Still, most draft analysts project him to fall out of the first round with ESPN’s Mel Kiper Jr. more bullish and slotting him No. 16 to the Jets.
So he’s not really a fit for the Saints, especially as they seem committed to developing Shough anyway. And that’s the problem with trying to solve the most important position with Day 2 picks — even when it works out it usually comes with a limited ceiling that a team is then trapped under for several years.
We fully acknowledge Shough may prove to be quality second-round pick and even hang around the NFL for the next decade like Gardner Minshew or Davis Mills or Jacoby Brissett — that’s not really the point here.
Unless he’s the next Maye or Williams or Daniels or Matthew Stafford or Patrick Mahomes or Dak Prescott or maybe Nix or, yes, belated-breakout Sam Darnold, etc., where does that get New Orleans? And does anyone truly think Shough becomes a top-12 NFL QB?
That’s really all that matters here.
Saints fans can sell themselves on that working out for the long run — we’ll bet not — or take solace that 2027 projects to be an incredible quarterback draft class with the likes of Texas’ Arch Manning, Miami’s Darian Mensah, Ohio State’s Julian Sayin, Oregon’s Dante Moore, USC’s Jayden Maiava and others.
But if Shough is good but not great, the Saints are back to the worst-case scenario — a little bit better in 2026 but not good enough to actually matter and then stuck on the outside of the QB run at the top of the draft next year.
Maybe if Shough doesn’t assert an undeniable grip on the job, the Saints will have learned their lesson and pay whatever premium it takes to finally find a high-upside answer at the position in 2027. Or maybe they’ll invest five years of frustration into bumping up against Shough’s ceiling before getting to that point.
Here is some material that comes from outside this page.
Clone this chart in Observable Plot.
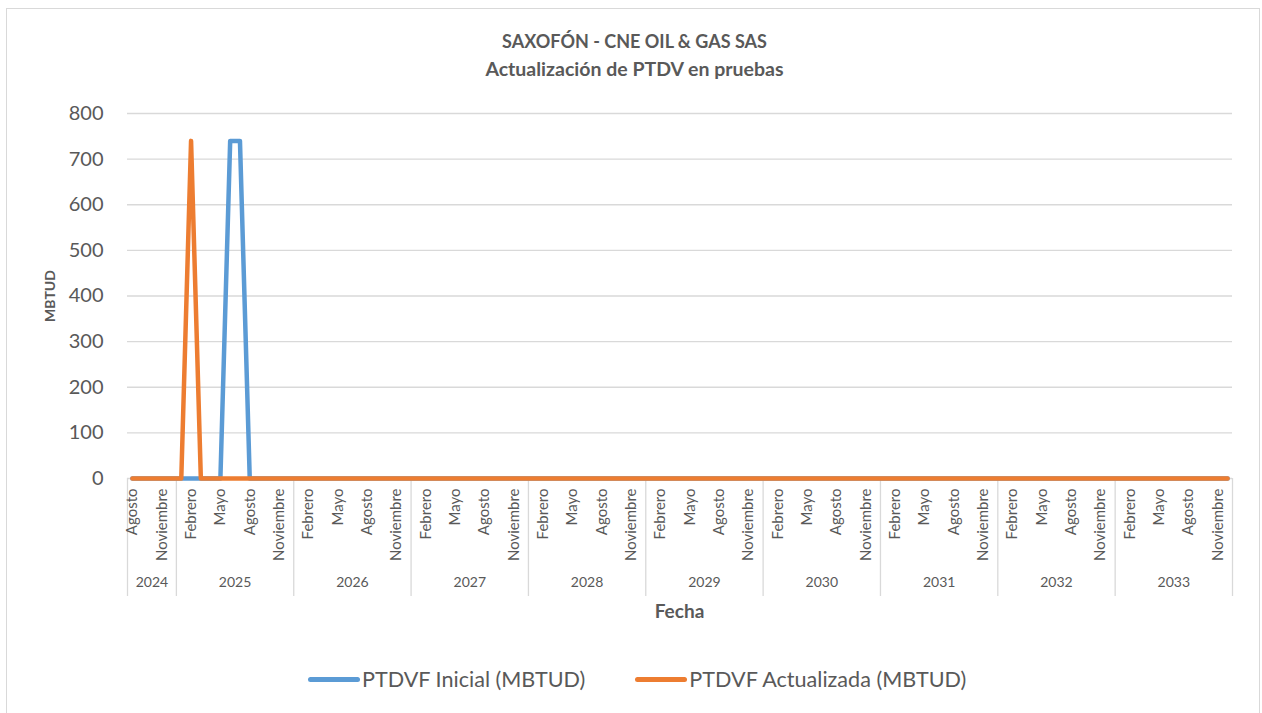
<!DOCTYPE html>
<html>
<head>
<meta charset="utf-8">
<script src="https://cdn.jsdelivr.net/npm/d3@7"></script>
<script src="https://cdn.jsdelivr.net/npm/@observablehq/plot@0.6"></script>
<style>
  html, body { margin: 0; padding: 0; background: #fff; }
  #frame { position: relative; width: 1262px; height: 713px; overflow: hidden; font-family: Lato, "Noto Sans", sans-serif; color: #595959; }
  #border { position: absolute; left: 6px; top: 8px; width: 1254px; height: 720px; border: 1.5px solid #d9d9d9; box-sizing: border-box; }
  .title { position: absolute; left: 0; width: 1269px; text-align: center; font-weight: bold; color: #595959; line-height: 1.2; }
  #axisPlot { position: absolute; left: 0; top: 478px; }
  #mainPlot { position: absolute; left: 0; top: 0; }
  #xlabel { position: absolute; left: 0; width: 1359px; top: 600px; text-align: center; font-weight: bold; font-size: 19px; line-height: 1.2; }
  #legend { position: absolute; left: 308px; top: 667px; display: flex; align-items: center; gap: 50px; font-size: 21.6px; line-height: 1.2; }
  .item { display: flex; align-items: center; gap: 2px; }
  .sw { width: 52px; height: 5px; border-radius: 3px; }
</style>
</head>
<body>
<div id="frame">
  <div id="border"></div>
  <div id="axisPlot"></div>
  <div id="mainPlot"></div>
  <div class="title" style="top:31px; font-size:18px">SAXOFÓN - CNE OIL &amp; GAS SAS</div>
  <div class="title" style="top:57px; font-size:19.5px">Actualización de PTDV en pruebas</div>
  <div id="xlabel">Fecha</div>
  <div id="legend"></div>
</div>
<script>
// ---- Data ----
const years = [2024, 2025, 2026, 2027, 2028, 2029, 2030, 2031, 2032, 2033];
const monthNames = ["Enero","Febrero","Marzo","Abril","Mayo","Junio","Julio","Agosto","Septiembre","Octubre","Noviembre","Diciembre"];
const firstMonthIndex = 7; // series starts in Agosto 2024
const labeledMonths = ["Febrero","Mayo","Agosto","Noviembre"];
const yTicks = [0, 100, 200, 300, 400, 500, 600, 700, 800];
const seriesNames = ["PTDVF Inicial (MBTUD)", "PTDVF Actualizada (MBTUD)"];
const seriesColors = ["#5b9bd5", "#ed7d31"];

// PTDVF Inicial (MBTUD), Ago-2024 .. Dic-2033
const inicial = [
  0,0,0,0,0,                 // 2024 Ago-Dic
  0,0,0,0,0,740,740,0,0,0,0,0, // 2025
  0,0,0,0,0,0,0,0,0,0,0,0,   // 2026
  0,0,0,0,0,0,0,0,0,0,0,0,   // 2027
  0,0,0,0,0,0,0,0,0,0,0,0,   // 2028
  0,0,0,0,0,0,0,0,0,0,0,0,   // 2029
  0,0,0,0,0,0,0,0,0,0,0,0,   // 2030
  0,0,0,0,0,0,0,0,0,0,0,0,   // 2031
  0,0,0,0,0,0,0,0,0,0,0,0,   // 2032
  0,0,0,0,0,0,0,0,0,0,0,0    // 2033
];
// PTDVF Actualizada (MBTUD), Ago-2024 .. Dic-2033
const actualizada = [
  0,0,0,0,0,                 // 2024 Ago-Dic
  0,740,0,0,0,0,0,0,0,0,0,0, // 2025
  0,0,0,0,0,0,0,0,0,0,0,0,   // 2026
  0,0,0,0,0,0,0,0,0,0,0,0,   // 2027
  0,0,0,0,0,0,0,0,0,0,0,0,   // 2028
  0,0,0,0,0,0,0,0,0,0,0,0,   // 2029
  0,0,0,0,0,0,0,0,0,0,0,0,   // 2030
  0,0,0,0,0,0,0,0,0,0,0,0,   // 2031
  0,0,0,0,0,0,0,0,0,0,0,0,   // 2032
  0,0,0,0,0,0,0,0,0,0,0,0    // 2033
];

// ---- Build category table ----
const months = [];
years.forEach((y, yi) => {
  for (let m = (yi === 0 ? firstMonthIndex : 0); m < 12; m++) {
    months.push({ i: months.length, year: y, month: monthNames[m] });
  }
});
const n = months.length;
const lineInicial = months.map((d, i) => ({ i, v: inicial[i] }));
const lineActualizada = months.map((d, i) => ({ i, v: actualizada[i] }));
const tickData = months.filter(d => labeledMonths.includes(d.month));
const yearSpans = years.map(y => {
  const ms = months.filter(d => d.year === y);
  return { year: y, start: ms[0].i - 0.5, end: ms[ms.length - 1].i + 0.5, mid: (ms[0].i + ms[ms.length - 1].i) / 2 };
});
const boundaries = [yearSpans[0].start, ...yearSpans.map(s => s.end)];

const W = 1262, ML = 127, MR = 30;
const xScale = { type: "linear", domain: [-0.5, n - 0.5], axis: null };
const font = "Lato, 'Noto Sans', sans-serif";

const main = Plot.plot({
  width: W, height: 486,
  marginLeft: ML, marginRight: MR, marginTop: 113, marginBottom: 8,
  style: { background: "transparent", overflow: "visible", fontFamily: font, color: "#595959" },
  x: xScale,
  y: { domain: [0, 800], axis: null },
  marks: [
    Plot.gridY(yTicks, { stroke: "#d9d9d9", strokeOpacity: 1, strokeWidth: 1.3 }),
    Plot.axisY(yTicks, { tickSize: 0, tickPadding: 24, fontSize: 20, fill: "#595959", label: null }),
    Plot.lineY(lineInicial, { x: "i", y: "v", stroke: seriesColors[0], strokeWidth: 4.5, strokeLinejoin: "round", strokeLinecap: "round" }),
    Plot.lineY(lineActualizada, { x: "i", y: "v", stroke: seriesColors[1], strokeWidth: 4.5, strokeLinejoin: "round", strokeLinecap: "round" }),
    Plot.text(["MBTUD"], { frameAnchor: "left", dx: -77, rotate: -90, textAnchor: "middle", lineAnchor: "middle", fontSize: 14, fontWeight: "bold", fill: "#595959" })
  ]
});
document.getElementById("mainPlot").appendChild(main);

const axis = Plot.plot({
  width: W, height: 118,
  marginLeft: ML, marginRight: MR, marginTop: 0, marginBottom: 0,
  style: { background: "transparent", overflow: "visible", fontFamily: font, color: "#595959" },
  x: xScale,
  y: { axis: null },
  marks: [
    Plot.ruleX(boundaries, { stroke: "#d9d9d9", strokeWidth: 1.3 }),
    Plot.text(tickData, { x: "i", text: "month", frameAnchor: "top", dy: 10, rotate: -90, textAnchor: "end", lineAnchor: "middle", fontSize: 15, fill: "#595959" }),
    Plot.text(yearSpans, { x: "mid", text: d => String(d.year), frameAnchor: "bottom", dy: -14, lineAnchor: "middle", fontSize: 14, fill: "#595959" })
  ]
});
document.getElementById("axisPlot").appendChild(axis);

// ---- Legend ----
const legend = document.getElementById("legend");
seriesNames.forEach((name, k) => {
  const item = document.createElement("div");
  item.className = "item";
  const sw = document.createElement("div");
  sw.className = "sw";
  sw.style.background = seriesColors[k];
  const t = document.createElement("span");
  t.textContent = name;
  item.appendChild(sw);
  item.appendChild(t);
  legend.appendChild(item);
});
</script>
</body>
</html>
Or maybe they’ll draft John Mateer in the fourth round next spring and hope once more that their lucky numbers hit against the odds.
In the meantime, barring a real conviction and belief in Simpson and maneuvering down from No. 8 or up from No. 42 in this draft (not that we’d recommend it), the post-Brees Era continues status quo.
Even if Saints fans can’t see it yet.